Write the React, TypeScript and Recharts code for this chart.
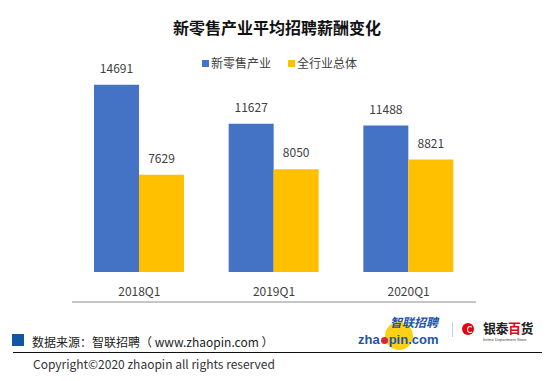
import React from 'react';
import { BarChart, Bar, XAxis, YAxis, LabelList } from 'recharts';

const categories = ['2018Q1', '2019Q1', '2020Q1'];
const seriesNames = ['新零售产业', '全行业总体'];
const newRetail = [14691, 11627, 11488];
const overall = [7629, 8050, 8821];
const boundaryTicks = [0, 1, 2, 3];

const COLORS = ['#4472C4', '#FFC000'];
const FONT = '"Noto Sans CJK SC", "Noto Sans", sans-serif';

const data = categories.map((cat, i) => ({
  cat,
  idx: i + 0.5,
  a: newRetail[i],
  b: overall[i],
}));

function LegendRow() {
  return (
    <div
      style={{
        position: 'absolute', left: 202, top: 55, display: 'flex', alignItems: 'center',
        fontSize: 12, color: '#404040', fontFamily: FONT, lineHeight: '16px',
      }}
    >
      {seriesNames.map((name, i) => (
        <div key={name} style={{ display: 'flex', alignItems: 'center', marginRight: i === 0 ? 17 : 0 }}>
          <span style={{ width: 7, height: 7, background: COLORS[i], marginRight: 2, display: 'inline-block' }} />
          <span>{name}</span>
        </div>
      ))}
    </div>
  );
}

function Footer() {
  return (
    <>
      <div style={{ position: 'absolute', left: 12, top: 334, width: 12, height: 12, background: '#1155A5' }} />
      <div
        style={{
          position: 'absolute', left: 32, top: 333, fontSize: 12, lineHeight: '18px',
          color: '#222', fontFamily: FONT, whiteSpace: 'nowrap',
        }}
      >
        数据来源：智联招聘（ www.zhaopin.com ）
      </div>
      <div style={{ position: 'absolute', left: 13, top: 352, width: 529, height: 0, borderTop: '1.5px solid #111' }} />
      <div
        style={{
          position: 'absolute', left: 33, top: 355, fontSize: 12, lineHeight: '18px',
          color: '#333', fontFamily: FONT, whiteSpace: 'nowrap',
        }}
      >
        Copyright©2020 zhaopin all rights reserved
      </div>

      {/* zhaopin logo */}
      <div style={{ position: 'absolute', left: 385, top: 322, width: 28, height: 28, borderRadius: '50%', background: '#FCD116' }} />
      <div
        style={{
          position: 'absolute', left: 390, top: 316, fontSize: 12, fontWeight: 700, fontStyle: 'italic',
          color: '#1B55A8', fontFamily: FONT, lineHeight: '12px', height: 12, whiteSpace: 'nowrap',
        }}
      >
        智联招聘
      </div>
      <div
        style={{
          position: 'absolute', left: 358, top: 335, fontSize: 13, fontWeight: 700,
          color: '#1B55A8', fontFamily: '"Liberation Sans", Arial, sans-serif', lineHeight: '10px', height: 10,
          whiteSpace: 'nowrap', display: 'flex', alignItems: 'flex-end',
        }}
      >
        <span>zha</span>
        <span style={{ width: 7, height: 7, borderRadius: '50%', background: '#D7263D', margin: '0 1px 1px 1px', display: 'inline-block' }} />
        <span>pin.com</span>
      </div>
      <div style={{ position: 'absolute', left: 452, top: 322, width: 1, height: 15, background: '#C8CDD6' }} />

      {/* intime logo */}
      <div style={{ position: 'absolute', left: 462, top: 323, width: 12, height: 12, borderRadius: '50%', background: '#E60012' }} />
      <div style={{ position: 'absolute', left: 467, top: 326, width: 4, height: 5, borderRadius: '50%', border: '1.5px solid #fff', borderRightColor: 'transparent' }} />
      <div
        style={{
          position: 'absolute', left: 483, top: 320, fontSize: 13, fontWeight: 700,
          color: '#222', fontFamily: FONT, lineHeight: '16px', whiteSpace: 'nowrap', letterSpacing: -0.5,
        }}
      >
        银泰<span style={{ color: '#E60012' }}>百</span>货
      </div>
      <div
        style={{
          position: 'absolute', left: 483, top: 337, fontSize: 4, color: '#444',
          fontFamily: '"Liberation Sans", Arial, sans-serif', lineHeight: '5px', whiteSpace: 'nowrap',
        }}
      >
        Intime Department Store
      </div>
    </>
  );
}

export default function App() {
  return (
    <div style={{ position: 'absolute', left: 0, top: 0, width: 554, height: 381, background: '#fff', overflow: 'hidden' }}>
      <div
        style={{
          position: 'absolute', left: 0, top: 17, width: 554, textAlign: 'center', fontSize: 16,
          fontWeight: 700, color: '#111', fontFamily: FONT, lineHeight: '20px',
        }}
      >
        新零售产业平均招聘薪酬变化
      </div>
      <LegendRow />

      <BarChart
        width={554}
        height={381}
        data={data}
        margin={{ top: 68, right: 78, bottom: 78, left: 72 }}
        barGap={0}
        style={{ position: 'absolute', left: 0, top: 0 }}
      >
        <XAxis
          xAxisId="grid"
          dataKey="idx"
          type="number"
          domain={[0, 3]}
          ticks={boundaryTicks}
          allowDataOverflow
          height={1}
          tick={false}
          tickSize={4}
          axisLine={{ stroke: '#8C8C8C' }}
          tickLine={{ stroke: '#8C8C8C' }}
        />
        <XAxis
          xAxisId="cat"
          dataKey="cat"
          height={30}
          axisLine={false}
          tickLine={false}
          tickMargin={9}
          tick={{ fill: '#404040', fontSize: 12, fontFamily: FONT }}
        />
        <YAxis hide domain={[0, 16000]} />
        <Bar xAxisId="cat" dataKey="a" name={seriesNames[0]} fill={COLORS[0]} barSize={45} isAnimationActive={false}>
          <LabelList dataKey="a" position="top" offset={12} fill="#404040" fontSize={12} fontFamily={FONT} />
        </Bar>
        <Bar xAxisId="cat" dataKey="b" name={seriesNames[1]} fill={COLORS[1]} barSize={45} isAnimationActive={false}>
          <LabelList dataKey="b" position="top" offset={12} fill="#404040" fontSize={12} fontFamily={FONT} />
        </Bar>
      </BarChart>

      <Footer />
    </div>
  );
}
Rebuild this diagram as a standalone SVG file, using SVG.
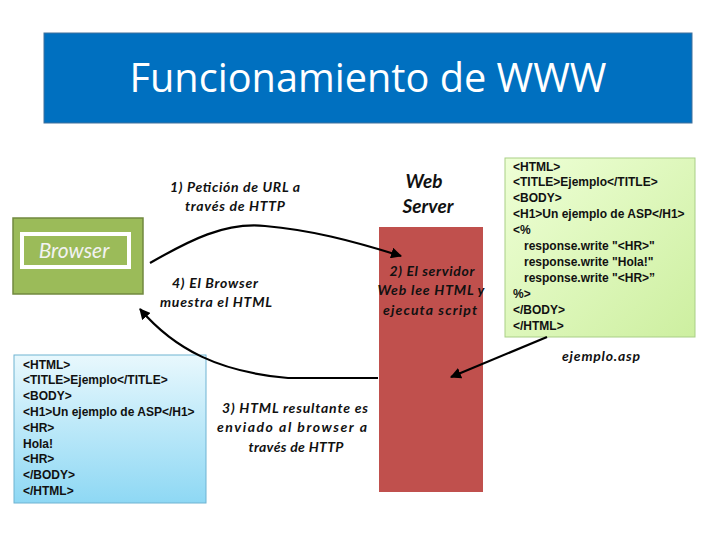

^^^^

:: Task to carry out ::
Transcribe all the records above word for word, without their images.

:: Result for this exercise ::
Write the React, TypeScript and Recharts code for this chart.
import React from 'react';
import { BarChart, Bar, XAxis, YAxis, LabelList } from 'recharts';

const categories = ['2018Q1', '2019Q1', '2020Q1'];
const seriesNames = ['新零售产业', '全行业总体'];
const newRetail = [14691, 11627, 11488];
const overall = [7629, 8050, 8821];
const boundaryTicks = [0, 1, 2, 3];

const COLORS = ['#4472C4', '#FFC000'];
const FONT = '"Noto Sans CJK SC", "Noto Sans", sans-serif';

const data = categories.map((cat, i) => ({
  cat,
  idx: i + 0.5,
  a: newRetail[i],
  b: overall[i],
}));

function LegendRow() {
  return (
    <div
      style={{
        position: 'absolute', left: 202, top: 55, display: 'flex', alignItems: 'center',
        fontSize: 12, color: '#404040', fontFamily: FONT, lineHeight: '16px',
      }}
    >
      {seriesNames.map((name, i) => (
        <div key={name} style={{ display: 'flex', alignItems: 'center', marginRight: i === 0 ? 17 : 0 }}>
          <span style={{ width: 7, height: 7, background: COLORS[i], marginRight: 2, display: 'inline-block' }} />
          <span>{name}</span>
        </div>
      ))}
    </div>
  );
}

function Footer() {
  return (
    <>
      <div style={{ position: 'absolute', left: 12, top: 334, width: 12, height: 12, background: '#1155A5' }} />
      <div
        style={{
          position: 'absolute', left: 32, top: 333, fontSize: 12, lineHeight: '18px',
          color: '#222', fontFamily: FONT, whiteSpace: 'nowrap',
        }}
      >
        数据来源：智联招聘（ www.zhaopin.com ）
      </div>
      <div style={{ position: 'absolute', left: 13, top: 352, width: 529, height: 0, borderTop: '1.5px solid #111' }} />
      <div
        style={{
          position: 'absolute', left: 33, top: 355, fontSize: 12, lineHeight: '18px',
          color: '#333', fontFamily: FONT, whiteSpace: 'nowrap',
        }}
      >
        Copyright©2020 zhaopin all rights reserved
      </div>

      {/* zhaopin logo */}
      <div style={{ position: 'absolute', left: 385, top: 322, width: 28, height: 28, borderRadius: '50%', background: '#FCD116' }} />
      <div
        style={{
          position: 'absolute', left: 390, top: 316, fontSize: 12, fontWeight: 700, fontStyle: 'italic',
          color: '#1B55A8', fontFamily: FONT, lineHeight: '12px', height: 12, whiteSpace: 'nowrap',
        }}
      >
        智联招聘
      </div>
      <div
        style={{
          position: 'absolute', left: 358, top: 335, fontSize: 13, fontWeight: 700,
          color: '#1B55A8', fontFamily: '"Liberation Sans", Arial, sans-serif', lineHeight: '10px', height: 10,
          whiteSpace: 'nowrap', display: 'flex', alignItems: 'flex-end',
        }}
      >
        <span>zha</span>
        <span style={{ width: 7, height: 7, borderRadius: '50%', background: '#D7263D', margin: '0 1px 1px 1px', display: 'inline-block' }} />
        <span>pin.com</span>
      </div>
      <div style={{ position: 'absolute', left: 452, top: 322, width: 1, height: 15, background: '#C8CDD6' }} />

      {/* intime logo */}
      <div style={{ position: 'absolute', left: 462, top: 323, width: 12, height: 12, borderRadius: '50%', background: '#E60012' }} />
      <div style={{ position: 'absolute', left: 467, top: 326, width: 4, height: 5, borderRadius: '50%', border: '1.5px solid #fff', borderRightColor: 'transparent' }} />
      <div
        style={{
          position: 'absolute', left: 483, top: 320, fontSize: 13, fontWeight: 700,
          color: '#222', fontFamily: FONT, lineHeight: '16px', whiteSpace: 'nowrap', letterSpacing: -0.5,
        }}
      >
        银泰<span style={{ color: '#E60012' }}>百</span>货
      </div>
      <div
        style={{
          position: 'absolute', left: 483, top: 337, fontSize: 4, color: '#444',
          fontFamily: '"Liberation Sans", Arial, sans-serif', lineHeight: '5px', whiteSpace: 'nowrap',
        }}
      >
        Intime Department Store
      </div>
    </>
  );
}

export default function App() {
  return (
    <div style={{ position: 'absolute', left: 0, top: 0, width: 554, height: 381, background: '#fff', overflow: 'hidden' }}>
      <div
        style={{
          position: 'absolute', left: 0, top: 17, width: 554, textAlign: 'center', fontSize: 16,
          fontWeight: 700, color: '#111', fontFamily: FONT, lineHeight: '20px',
        }}
      >
        新零售产业平均招聘薪酬变化
      </div>
      <LegendRow />

      <BarChart
        width={554}
        height={381}
        data={data}
        margin={{ top: 68, right: 78, bottom: 78, left: 72 }}
        barGap={0}
        style={{ position: 'absolute', left: 0, top: 0 }}
      >
        <XAxis
          xAxisId="grid"
          dataKey="idx"
          type="number"
          domain={[0, 3]}
          ticks={boundaryTicks}
          allowDataOverflow
          height={1}
          tick={false}
          tickSize={4}
          axisLine={{ stroke: '#8C8C8C' }}
          tickLine={{ stroke: '#8C8C8C' }}
        />
        <XAxis
          xAxisId="cat"
          dataKey="cat"
          height={30}
          axisLine={false}
          tickLine={false}
          tickMargin={9}
          tick={{ fill: '#404040', fontSize: 12, fontFamily: FONT }}
        />
        <YAxis hide domain={[0, 16000]} />
        <Bar xAxisId="cat" dataKey="a" name={seriesNames[0]} fill={COLORS[0]} barSize={45} isAnimationActive={false}>
          <LabelList dataKey="a" position="top" offset={12} fill="#404040" fontSize={12} fontFamily={FONT} />
        </Bar>
        <Bar xAxisId="cat" dataKey="b" name={seriesNames[1]} fill={COLORS[1]} barSize={45} isAnimationActive={false}>
          <LabelList dataKey="b" position="top" offset={12} fill="#404040" fontSize={12} fontFamily={FONT} />
        </Bar>
      </BarChart>

      <Footer />
    </div>
  );
}
Rebuild this diagram as a standalone SVG file, using SVG.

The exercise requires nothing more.